On a positive note, whenever the fabric hit up against door casing or cabinets, we usually had just enough gap behind the casing/cabinet to tuck in the fabric, so no cutting needed! This was definitely a bonus and made for some very clean edges.
These photos show the before/after - Crystal took these before the X-acto part, so the edges aren't quite trimmed down here, but you get the idea.
Carter walked in Sunday and was very surprised and impressed. I wasn't too worried he wasn't going to like it, but it still made me happy that he liked it so much.

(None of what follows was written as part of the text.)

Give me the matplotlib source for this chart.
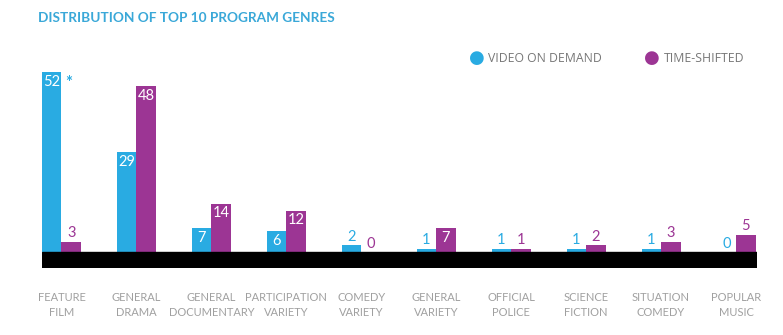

And now I can have him help me finish it up to make it look perfect.
All in all, I really loved this project. Like all things DIY, I had some hiccups and learned some lessons, but it was pretty simple to do with some great results. Hanging the fabric probably took us a total of 4 hours and cutting it took about 1 hour or so. If you had a lot more wall space, this would obviously increase, but it's still not a ton of time.
And the huge bonus of fabric as wallpaper is that it removes very, very easily. You can just peel the fabric off the wall when you are ready to remove it. Or, if it doesn't budge, just wet the fabric to dissolve the starch and you should be good to go. You can even wash your fabric to rid it of residual starch and reuse it. I would not recommend this treatment for very damp spaces, like a bathroom or behind a kitchen sink, but it's a great option for basically anywhere else in your home.